Usman mengatakan, belasan tahun lalu, ia masih bisa mendapat 20 kilogram udang sekali melaut dengan penjualan Rp 400.000–Rp 600.000. Ketika itu, sampah yang bermuara ke laut tidak sebanyak sekarang. Hutan mangrove juga masih cukup baik.
Hal serupa juga dialami nelayan lain di Kelurahan Nelayan Indah, Jamaluddin (70). ”Kalau hanya mengandalkan tangkapan ikan, saya hanya bisa mendapat Rp 30.000–Rp 70.000 dalam sehari. Sebelumnya, saya bisa mendapat hingga Rp 300.000 per hari,” kata Jamaluddin, yang mempunyai kapal lebih kecil.
Jamaluddin menyebut, penurunan hasil tangkapan terjadi dalam belasan tahun terakhir karena sampah dari sungai-sungai yang bermuara ke laut semakin banyak. Beberapa jenis ikan, seperti ikan tengar, senangin, dan tomok, hampir tidak pernah lagi ditemukan. Ikan-ikan ini biasanya hidup di sekitar muara sungai.
Di saat-saat tertentu, perahu mereka pun kesulitan melewati muara sungai yang dipenuhi sampah. ”Kalau sampah sedang banyak, saya cari sampah botol plastik di laut,” kata Jamaluddin.
Ia pun bisa mengumpulkan hingga enam karung botol plastik di perahunya yang kecil. Hasil dari mengumpulkan sampah plastik kadang lebih banyak ketimbang menangkap ikan. ”Saya sering sedih karena dulunya menangkap ikan sekarang jadi mencari sampah,” kata Jamaluddin.

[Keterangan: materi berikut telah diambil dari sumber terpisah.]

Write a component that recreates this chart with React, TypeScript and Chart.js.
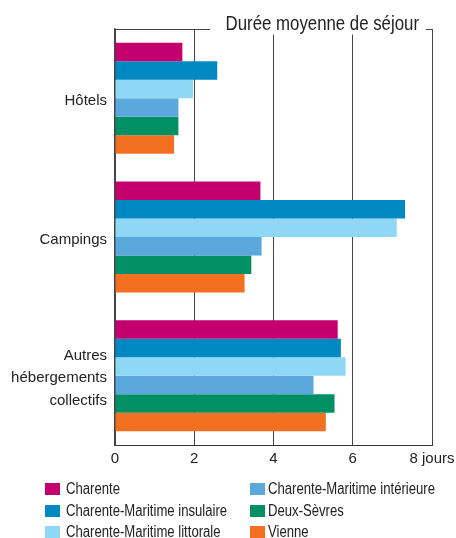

Manajer Penelitian dan Pemonitoran Yayasan Gajah Sumatera (Yagasu) Grace Yanti Pandjaitan mengatakan, ekonomi masyarakat di pesisir timur Sumatera Utara terus menurun dalam beberapa tahun belakang ini khususnya karena kerusakan lingkungan hidup, perubahan iklim, dan minimnya edukasi di pesisir.
Yagasu, lembaga yang berfokus mendampingi masyarakat pesisir itu, melihat dampak perubahan iklim sangat nyata di masyarakat pesisir. ”Kini permukiman di pesisir yang terendam banjir rob semakin luas. Musim hujan pun kian panjang dan sulit diperkirakan,” kata Grace.
Masyarakat pesisir pun kini tidak bisa lagi memanfaatkan air tanah di area permukimannya untuk keperluan air minum dan kebutuhan sehari-hari karena sudah payau. Sebagian besar masyarakat pesisir harus membeli air bersih dalam galon untuk keperluan sehari-hari di tengah pendapatan yang menurun.
Grace mengatakan, kerusakan lingkungan hidup karena sampah plastik dan limbah lain dari sungai juga sangat memengaruhi kehidupan masyarakat pesisir. Tangkapan nelayan setiap tahun semakin berkurang. Mereka pun harus melaut semakin jauh agar bisa mendapatkan ikan. Restorasi hutan mangrove pun sulit dilakukan karena sampah dan limbah yang kian banyak.
Grace mengatakan, edukasi di masyarakat pesisir Sumut masih sangat minim sehingga hampir tidak muncul inovasi apa pun tanpa dampingan pemerintah atau lembaga lain. Para nelayan, misalnya, masih sangat jauh dari digitalisasi pasar. Mereka masih mengandalkan pasar yang sangat konvesional. ”Nelayan bahkan sangat sulit lepas dari tengkulak,” kata Grace.